This isn’t just an educated prediction for our industry, it’s a conclusion based on the increasing number of lawsuits being filed against multifamily websites that aren’t accessible for people with disabilities.
We know. It’s not what you want to hear right now.
The upkeep of a modern, fully functioning multifamily website is difficult enough, and now there’s a need for it to be “ADA compliant” too?
Whether you are familiar with that term or not, hearing about it might make your head spin because it’s simply ANOTHER thing you have to worry about with your multifamily website.
Before you get too stressed out though, please read through everything we have for you here; this guide is designed to make understanding ADA compliance for apartments easy. Feel free to use the “Table of Contents” above to navigate to the sections you’re most interested in.
First, let’s break down ADA compliance for apartments.
What Is ADA Compliance?
ADA stands for the Americans with Disabilities Act and ADA compliance simply means an entity (such as a commercial building or website) that is accessible to individuals with disabilities. As with many laws, the ADA has evolved over the years through both clear, written amendments and widely accepted reinterpretations — making it a bit of a murky subject for the general public.

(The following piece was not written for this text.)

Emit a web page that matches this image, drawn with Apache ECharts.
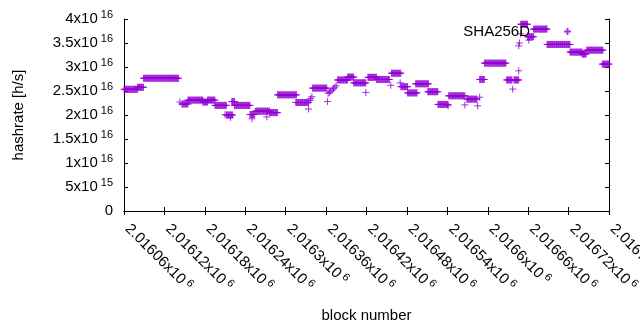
<!DOCTYPE html>
<html>
<head>
<meta charset="utf-8">
<script src="https://cdn.jsdelivr.net/npm/echarts@6/dist/echarts.min.js"></script>
<style>
  html, body { margin: 0; padding: 0; background: #fff; }
  #chart { width: 640px; height: 330px; }
</style>
</head>
<body>
<div id="chart"></div>
<script>
// runs of blocks with the same hashrate estimate (first block, last block, h/s)
var runStart = [2016060, 2016080, 2016089, 2016146, 2016155, 2016177, 2016184, 2016195, 2016212, 2016220, 2016224, 2016247, 2016255, 2016276, 2016288, 2016315, 2016340, 2016377, 2016392, 2016401, 2016422, 2016435, 2016457, 2016471, 2016481, 2016493, 2016511, 2016526, 2016542, 2016569, 2016588, 2016595, 2016628, 2016639, 2016649, 2016659, 2016668, 2016688, 2016722, 2016740, 2016747, 2016770];
var runEnd   = [2016080, 2016089, 2016141, 2016155, 2016177, 2016184, 2016195, 2016212, 2016221, 2016224, 2016247, 2016254, 2016276, 2016288, 2016316, 2016334, 2016361, 2016392, 2016401, 2016419, 2016435, 2016454, 2016471, 2016481, 2016495, 2016512, 2016526, 2016541, 2016566, 2016584, 2016595, 2016627, 2016636, 2016646, 2016659, 2016668, 2016688, 2016722, 2016740, 2016746, 2016771, 2016780];
var runValue = [2.535e16, 2.577e16, 2.765e16, 2.23e16, 2.31e16, 2.27e16, 2.31e16, 2.20e16, 2.00e16, 2.28e16, 2.20e16, 2.01e16, 2.08e16, 2.05e16, 2.42e16, 2.26e16, 2.56e16, 2.73e16, 2.79e16, 2.67e16, 2.785e16, 2.74e16, 2.87e16, 2.59e16, 2.46e16, 2.65e16, 2.485e16, 2.22e16, 2.40e16, 2.33e16, 2.74e16, 3.08e16, 2.73e16, 2.73e16, 3.89e16, 3.63e16, 3.79e16, 3.47e16, 3.31e16, 3.27e16, 3.35e16, 3.06e16];
// isolated blocks
var oneBlock = [2016143, 2016210, 2016218, 2016250, 2016272, 2016334, 2016336, 2016337, 2016339, 2016362, 2016363, 2016365, 2016367, 2016369, 2016371, 2016373, 2016375, 2016419, 2016456, 2016470, 2016541, 2016566, 2016585, 2016588, 2016637, 2016646, 2016646, 2016647, 2016649, 2016661];
var oneValue = [2.27e16, 2.006e16, 1.95e16, 1.92e16, 1.96e16, 2.125e16, 2.30e16, 2.34e16, 2.38e16, 2.28e16, 2.45e16, 2.47e16, 2.50e16, 2.52e16, 2.55e16, 2.58e16, 2.61e16, 2.47e16, 2.62e16, 2.67e16, 2.19e16, 2.21e16, 2.19e16, 2.37e16, 2.54e16, 2.92e16, 3.44e16, 3.50e16, 3.69e16, 3.56e16];
var seriesName = "SHA256D";
var xMin = 2016060, xMax = 2016780, xStep = 60;
var yMin = 0, yMax = 4e16, yStep = 5e15;

var points = [];
for (var i = 0; i < runStart.length; i++) {
    for (var b = runStart[i]; b <= runEnd[i]; b++) {
        points.push([b, runValue[i]]);
    }
}
for (var j = 0; j < oneBlock.length; j++) {
    points.push([oneBlock[j], oneValue[j]]);
}

var purple = "#9400D3";
var font = "Liberation Sans";
var plus = "path://M0,3.5H7M3.5,0V7";

// gnuplot style numbers: 2.01606x10^6
function sciLabel(v) {
    if (v === 0) return "{a|0}";
    var e = Math.floor(Math.log10(v) + 1e-9);
    var m = parseFloat((v / Math.pow(10, e)).toFixed(6));
    return "{a|" + m + "x10}{s|" + e + "}";
}
function xLabel(v) {
    return "{p|}" + sciLabel(v);
}
var rich = {
    p: { width: 5 },
    a: { fontFamily: font, fontSize: 15, color: "#000" },
    s: { fontFamily: font, fontSize: 11, color: "#000", padding: [0, 0, 8, 3] }
};

var chart = echarts.init(document.getElementById("chart"), null, { renderer: "canvas" });
var option = {
    animation: false,
    backgroundColor: "#fff",
    grid: { left: 124, right: 31, top: 19, bottom: 119, containLabel: false, outerBoundsMode: "none" },
    legend: {
        data: [seriesName],
        right: 68,
        top: 24,
        padding: 0,
        align: "right",
        itemWidth: 7,
        itemHeight: 7,
        itemGap: 0,
        icon: plus,
        formatter: "{t|{name}}{g|}",
        textStyle: {
            fontFamily: font, fontSize: 15, color: "#000",
            rich: { t: { fontFamily: font, fontSize: 15, color: "#000" }, g: { width: 29 } }
        }
    },
    xAxis: [{
        type: "value",
        min: xMin, max: xMax, interval: xStep,
        name: "block number",
        nameLocation: "middle",
        nameGap: 97,
        nameTextStyle: { fontFamily: font, fontSize: 15, color: "#000" },
        axisLine: { lineStyle: { color: "#000", width: 1 } },
        axisTick: { inside: true, length: 4, lineStyle: { color: "#000" } },
        splitLine: { show: false },
        axisLabel: {
            rotate: -45, margin: 12, interval: 0,
            showMinLabel: true, showMaxLabel: true, hideOverlap: false,
            formatter: xLabel, rich: rich
        }
    }, {
        type: "value", position: "top",
        min: xMin, max: xMax, interval: xStep,
        axisLine: { lineStyle: { color: "#000", width: 1 } },
        axisTick: { inside: true, length: 4, lineStyle: { color: "#000" } },
        axisLabel: { show: false },
        splitLine: { show: false }
    }],
    yAxis: [{
        type: "value",
        min: yMin, max: yMax, interval: yStep,
        name: "hashrate [h/s]",
        nameLocation: "middle",
        nameRotate: 90,
        nameGap: 98,
        nameTextStyle: { fontFamily: font, fontSize: 15, color: "#000" },
        axisLine: { show: true, lineStyle: { color: "#000", width: 1 } },
        axisTick: { show: true, inside: true, length: 4, lineStyle: { color: "#000" } },
        splitLine: { show: false },
        axisLabel: { margin: 11, formatter: sciLabel, rich: rich }
    }, {
        type: "value", position: "right",
        min: yMin, max: yMax, interval: yStep,
        axisLine: { show: true, lineStyle: { color: "#000", width: 1 } },
        axisTick: { show: true, inside: true, length: 4, lineStyle: { color: "#000" } },
        axisLabel: { show: false },
        splitLine: { show: false }
    }],
    series: [{
        name: seriesName,
        type: "scatter",
        xAxisIndex: 0,
        yAxisIndex: 0,
        symbol: plus,
        symbolSize: 7,
        large: false,
        itemStyle: { color: purple, borderColor: purple, borderWidth: 1 },
        emphasis: { disabled: true },
        data: points
    }]
};
chart.setOption(option);
</script>
</body>
</html>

Unfortunately, a lot of online articles and blogs lump together the written law with what is generally done/accepted, making it more difficult to understand and figure out what exactly is required for your multifamily website to be ADA-compliant.
To get you up to speed with where ADA compliance for apartments stands today and why it’s such a hot topic filled with questions, here is a quick overview of its history:
Nowadays, when people talk about ADA compliance, they are usually referring to the ADA Standards for Accessible Design.
As stated above, discussions on ADA compliance often merge ADA federal regulations with additional guidelines that have been set by other organizations, when in reality — in terms of what the law says — they are not the same thing.
This is where WCAG comes into play.
ADA vs. WCAG
WCAG stands for Web Content Accessibility Guidelines and was published by the Web Accessibility Initiative (WAI) of the World Wide Web Consortium (W3C) in an effort to extend disability regulations to the internet and make web content more universally accessible. Multiple versions of WCAG have been published, but the most important ones to understand are the most recent two.
In a direct response to the unprecedented changes in technology, WCAG 2.0 was published in 2008. It introduced the principles of accessibility that stated content (anything you see on a web page) must be perceivable, operable, understandable, and robust.
To break it down more, following WCAG ensures your multifamily website is:
Fairly recently in 2018, WCAG 2.1 was published to further encompass the problem of inaccessibility. It does not replace the prior version but rather builds on it to include mobile devices and people with vision and cognitive disabilities.
This is great news for multifamily marketers and managers who are trying to compile a list of steps to take for an accessible apartment website.
The single problem is — these guidelines are not law.
WCAG is not an official part of ADA compliance even though the government acts like it is.
Does ADA Compliance Apply to Websites?
Welcome to the murky waters we were referring to.
The biggest mistake congress made when enacting the ADA was not properly anticipating the critical and dominant role the internet would have in the 21st century.
This miscalculation has caused a slew of lawsuits regarding web content and websites that aren’t accessible to people with disabilities.
While the ADA does not specifically address websites, the Standards for Accessible Design asserts that entities that have “places of public accommodation” are underneath the law and that statement has been interpreted to include the internet, and for our purposes, websites. In fact, the DOJ has stated that many websites can be considered “places of public accommodation” even if they don’t have a physical presence.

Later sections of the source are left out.